| Exercise requirements |
Write out only the span of lines that begins at the line with "What Plotly code" and ends at the line with "41.6, 38.8, 39.7, 34.1, 37.6, 37.8, 49.5, 36.1, 35.3]". Keep both end lines, word for word.

| Extracted information |
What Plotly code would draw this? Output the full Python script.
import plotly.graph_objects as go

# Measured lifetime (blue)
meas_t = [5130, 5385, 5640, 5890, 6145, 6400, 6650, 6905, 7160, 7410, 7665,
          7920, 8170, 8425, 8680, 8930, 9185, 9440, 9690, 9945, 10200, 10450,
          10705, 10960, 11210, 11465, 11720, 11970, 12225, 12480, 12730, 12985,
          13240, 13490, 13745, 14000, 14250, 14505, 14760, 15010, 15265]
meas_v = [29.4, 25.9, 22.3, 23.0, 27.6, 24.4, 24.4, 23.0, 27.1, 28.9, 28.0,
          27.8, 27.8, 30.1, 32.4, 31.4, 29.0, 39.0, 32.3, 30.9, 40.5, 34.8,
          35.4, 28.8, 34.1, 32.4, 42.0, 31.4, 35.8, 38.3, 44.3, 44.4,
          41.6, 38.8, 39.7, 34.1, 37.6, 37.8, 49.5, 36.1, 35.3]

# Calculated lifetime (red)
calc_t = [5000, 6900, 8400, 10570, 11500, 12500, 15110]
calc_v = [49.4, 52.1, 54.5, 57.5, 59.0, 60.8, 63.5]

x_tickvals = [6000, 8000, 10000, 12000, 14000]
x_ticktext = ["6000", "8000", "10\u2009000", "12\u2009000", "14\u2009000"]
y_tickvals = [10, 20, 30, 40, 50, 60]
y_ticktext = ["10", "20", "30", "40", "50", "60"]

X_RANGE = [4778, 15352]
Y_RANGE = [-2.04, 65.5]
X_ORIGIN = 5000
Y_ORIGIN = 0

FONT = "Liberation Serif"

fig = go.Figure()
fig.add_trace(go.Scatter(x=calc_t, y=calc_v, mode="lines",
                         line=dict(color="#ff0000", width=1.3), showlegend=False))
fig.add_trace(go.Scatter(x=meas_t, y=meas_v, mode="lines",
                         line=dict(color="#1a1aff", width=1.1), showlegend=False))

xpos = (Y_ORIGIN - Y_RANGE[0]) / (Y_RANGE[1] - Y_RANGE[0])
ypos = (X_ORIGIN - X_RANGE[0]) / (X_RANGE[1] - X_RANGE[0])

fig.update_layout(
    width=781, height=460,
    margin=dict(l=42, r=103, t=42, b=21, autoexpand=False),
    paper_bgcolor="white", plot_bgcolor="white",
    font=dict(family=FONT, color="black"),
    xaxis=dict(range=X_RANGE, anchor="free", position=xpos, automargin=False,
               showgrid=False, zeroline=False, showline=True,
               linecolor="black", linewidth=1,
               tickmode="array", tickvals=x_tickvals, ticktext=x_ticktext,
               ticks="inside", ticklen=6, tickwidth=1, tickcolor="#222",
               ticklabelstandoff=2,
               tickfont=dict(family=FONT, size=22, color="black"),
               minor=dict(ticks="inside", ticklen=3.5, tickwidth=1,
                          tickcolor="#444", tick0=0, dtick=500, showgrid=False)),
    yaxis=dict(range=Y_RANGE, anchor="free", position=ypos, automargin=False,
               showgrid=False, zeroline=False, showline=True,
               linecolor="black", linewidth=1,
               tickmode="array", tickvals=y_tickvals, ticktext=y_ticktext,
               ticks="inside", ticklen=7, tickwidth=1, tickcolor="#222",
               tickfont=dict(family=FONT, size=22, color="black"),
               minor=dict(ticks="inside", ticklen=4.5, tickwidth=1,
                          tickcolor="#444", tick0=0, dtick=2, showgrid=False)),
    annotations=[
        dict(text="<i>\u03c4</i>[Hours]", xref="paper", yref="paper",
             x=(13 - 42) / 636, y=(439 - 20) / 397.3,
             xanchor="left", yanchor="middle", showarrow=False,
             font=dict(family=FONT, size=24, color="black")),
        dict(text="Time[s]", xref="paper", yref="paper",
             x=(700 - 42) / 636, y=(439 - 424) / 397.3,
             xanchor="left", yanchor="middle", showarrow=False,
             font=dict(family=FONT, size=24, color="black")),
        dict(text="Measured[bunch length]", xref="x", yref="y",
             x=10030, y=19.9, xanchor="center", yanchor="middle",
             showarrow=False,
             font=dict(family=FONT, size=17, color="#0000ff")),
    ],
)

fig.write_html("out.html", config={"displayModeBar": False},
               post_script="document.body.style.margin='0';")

==

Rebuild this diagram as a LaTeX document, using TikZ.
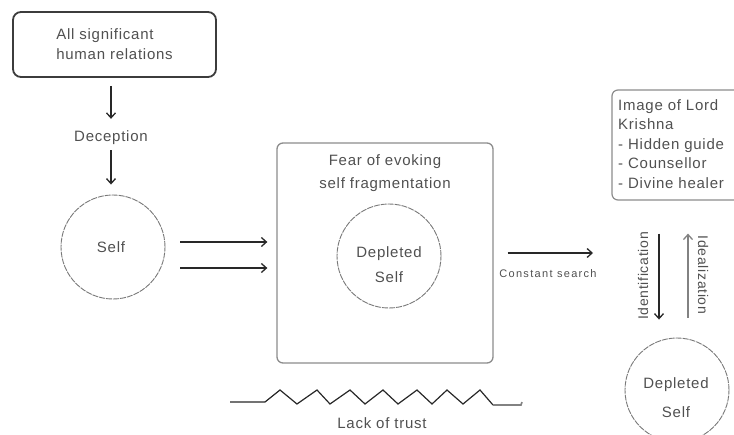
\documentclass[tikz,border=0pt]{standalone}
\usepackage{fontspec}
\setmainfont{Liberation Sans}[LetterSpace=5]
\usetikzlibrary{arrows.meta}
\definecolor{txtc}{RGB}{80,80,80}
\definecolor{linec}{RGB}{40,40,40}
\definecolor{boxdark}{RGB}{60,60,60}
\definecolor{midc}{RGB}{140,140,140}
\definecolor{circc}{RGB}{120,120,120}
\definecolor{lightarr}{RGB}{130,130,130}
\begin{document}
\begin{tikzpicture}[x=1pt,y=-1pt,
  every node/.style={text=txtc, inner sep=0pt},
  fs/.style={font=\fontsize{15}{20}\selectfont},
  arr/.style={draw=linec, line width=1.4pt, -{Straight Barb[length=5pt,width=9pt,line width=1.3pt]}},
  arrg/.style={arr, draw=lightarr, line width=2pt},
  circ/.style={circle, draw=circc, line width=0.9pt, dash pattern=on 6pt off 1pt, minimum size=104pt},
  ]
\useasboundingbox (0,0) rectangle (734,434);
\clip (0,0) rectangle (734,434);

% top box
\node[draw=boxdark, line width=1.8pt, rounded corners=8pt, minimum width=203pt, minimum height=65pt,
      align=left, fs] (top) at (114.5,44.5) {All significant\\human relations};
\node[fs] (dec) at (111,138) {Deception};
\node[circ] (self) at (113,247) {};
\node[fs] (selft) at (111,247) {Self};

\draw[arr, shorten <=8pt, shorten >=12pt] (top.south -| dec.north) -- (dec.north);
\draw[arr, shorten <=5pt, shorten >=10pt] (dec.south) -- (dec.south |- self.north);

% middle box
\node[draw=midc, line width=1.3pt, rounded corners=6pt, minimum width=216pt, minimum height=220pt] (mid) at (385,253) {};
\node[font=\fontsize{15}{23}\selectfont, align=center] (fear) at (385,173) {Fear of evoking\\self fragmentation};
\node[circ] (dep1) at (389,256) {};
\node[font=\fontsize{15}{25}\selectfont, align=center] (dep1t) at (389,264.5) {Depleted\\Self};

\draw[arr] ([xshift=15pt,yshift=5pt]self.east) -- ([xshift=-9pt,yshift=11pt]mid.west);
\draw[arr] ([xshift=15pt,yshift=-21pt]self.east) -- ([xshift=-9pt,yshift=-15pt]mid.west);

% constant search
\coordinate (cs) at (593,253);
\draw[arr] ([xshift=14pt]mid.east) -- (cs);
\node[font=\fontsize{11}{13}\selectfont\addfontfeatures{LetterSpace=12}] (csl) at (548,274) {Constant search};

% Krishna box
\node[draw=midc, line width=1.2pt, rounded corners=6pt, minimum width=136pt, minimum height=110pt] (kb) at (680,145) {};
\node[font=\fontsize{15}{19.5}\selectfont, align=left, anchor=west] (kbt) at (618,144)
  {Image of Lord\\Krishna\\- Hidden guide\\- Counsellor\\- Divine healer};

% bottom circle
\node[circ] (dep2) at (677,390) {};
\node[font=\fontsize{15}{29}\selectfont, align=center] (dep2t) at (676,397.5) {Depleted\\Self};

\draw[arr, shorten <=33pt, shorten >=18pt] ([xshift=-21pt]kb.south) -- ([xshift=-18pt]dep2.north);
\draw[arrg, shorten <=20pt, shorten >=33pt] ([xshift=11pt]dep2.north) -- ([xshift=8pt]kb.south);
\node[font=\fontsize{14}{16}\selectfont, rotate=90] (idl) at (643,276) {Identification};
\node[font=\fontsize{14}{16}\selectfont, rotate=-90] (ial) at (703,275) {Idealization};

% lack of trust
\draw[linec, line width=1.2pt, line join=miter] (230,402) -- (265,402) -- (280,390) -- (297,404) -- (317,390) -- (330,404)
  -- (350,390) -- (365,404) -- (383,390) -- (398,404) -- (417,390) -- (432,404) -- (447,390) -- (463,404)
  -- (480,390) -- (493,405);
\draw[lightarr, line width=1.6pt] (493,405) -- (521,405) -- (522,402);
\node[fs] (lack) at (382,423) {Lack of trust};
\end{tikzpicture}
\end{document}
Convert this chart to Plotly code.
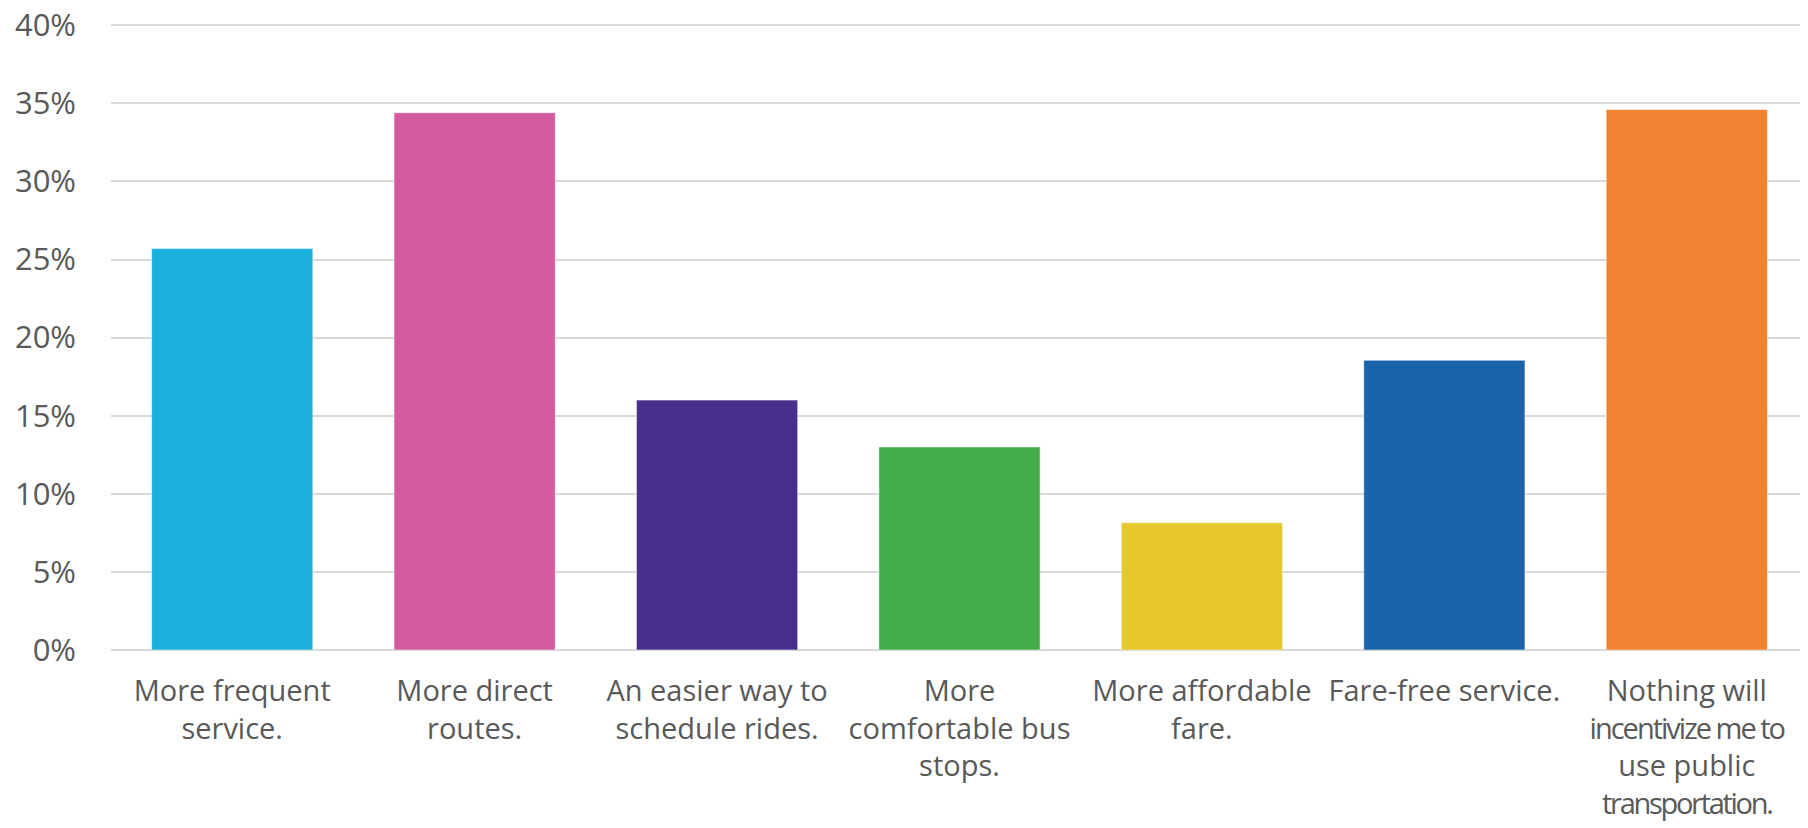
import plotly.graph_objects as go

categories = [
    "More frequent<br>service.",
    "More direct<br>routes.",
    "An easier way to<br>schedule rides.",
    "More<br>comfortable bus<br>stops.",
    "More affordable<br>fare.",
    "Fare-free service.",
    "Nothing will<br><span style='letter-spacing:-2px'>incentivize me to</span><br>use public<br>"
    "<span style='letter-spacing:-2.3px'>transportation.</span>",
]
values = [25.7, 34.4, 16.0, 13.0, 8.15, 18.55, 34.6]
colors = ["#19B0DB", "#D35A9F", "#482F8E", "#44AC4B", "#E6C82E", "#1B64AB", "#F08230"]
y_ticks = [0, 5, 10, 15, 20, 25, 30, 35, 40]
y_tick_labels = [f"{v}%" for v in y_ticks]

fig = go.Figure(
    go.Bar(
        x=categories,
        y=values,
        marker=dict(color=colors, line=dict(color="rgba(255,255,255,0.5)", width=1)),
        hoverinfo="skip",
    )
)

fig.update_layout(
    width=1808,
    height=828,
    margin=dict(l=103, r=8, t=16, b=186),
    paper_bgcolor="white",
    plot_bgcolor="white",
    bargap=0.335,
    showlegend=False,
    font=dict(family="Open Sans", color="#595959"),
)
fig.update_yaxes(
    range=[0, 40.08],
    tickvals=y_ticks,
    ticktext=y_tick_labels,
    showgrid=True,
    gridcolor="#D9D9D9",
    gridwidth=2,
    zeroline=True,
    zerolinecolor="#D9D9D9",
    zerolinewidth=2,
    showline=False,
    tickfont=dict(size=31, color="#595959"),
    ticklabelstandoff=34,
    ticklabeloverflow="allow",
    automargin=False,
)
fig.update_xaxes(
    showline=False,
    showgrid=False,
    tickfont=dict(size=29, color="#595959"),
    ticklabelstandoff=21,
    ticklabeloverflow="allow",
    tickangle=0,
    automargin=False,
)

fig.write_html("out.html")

| Exercise solution |
What Plotly code would draw this? Output the full Python script.
import plotly.graph_objects as go

# Measured lifetime (blue)
meas_t = [5130, 5385, 5640, 5890, 6145, 6400, 6650, 6905, 7160, 7410, 7665,
          7920, 8170, 8425, 8680, 8930, 9185, 9440, 9690, 9945, 10200, 10450,
          10705, 10960, 11210, 11465, 11720, 11970, 12225, 12480, 12730, 12985,
          13240, 13490, 13745, 14000, 14250, 14505, 14760, 15010, 15265]
meas_v = [29.4, 25.9, 22.3, 23.0, 27.6, 24.4, 24.4, 23.0, 27.1, 28.9, 28.0,
          27.8, 27.8, 30.1, 32.4, 31.4, 29.0, 39.0, 32.3, 30.9, 40.5, 34.8,
          35.4, 28.8, 34.1, 32.4, 42.0, 31.4, 35.8, 38.3, 44.3, 44.4,
          41.6, 38.8, 39.7, 34.1, 37.6, 37.8, 49.5, 36.1, 35.3]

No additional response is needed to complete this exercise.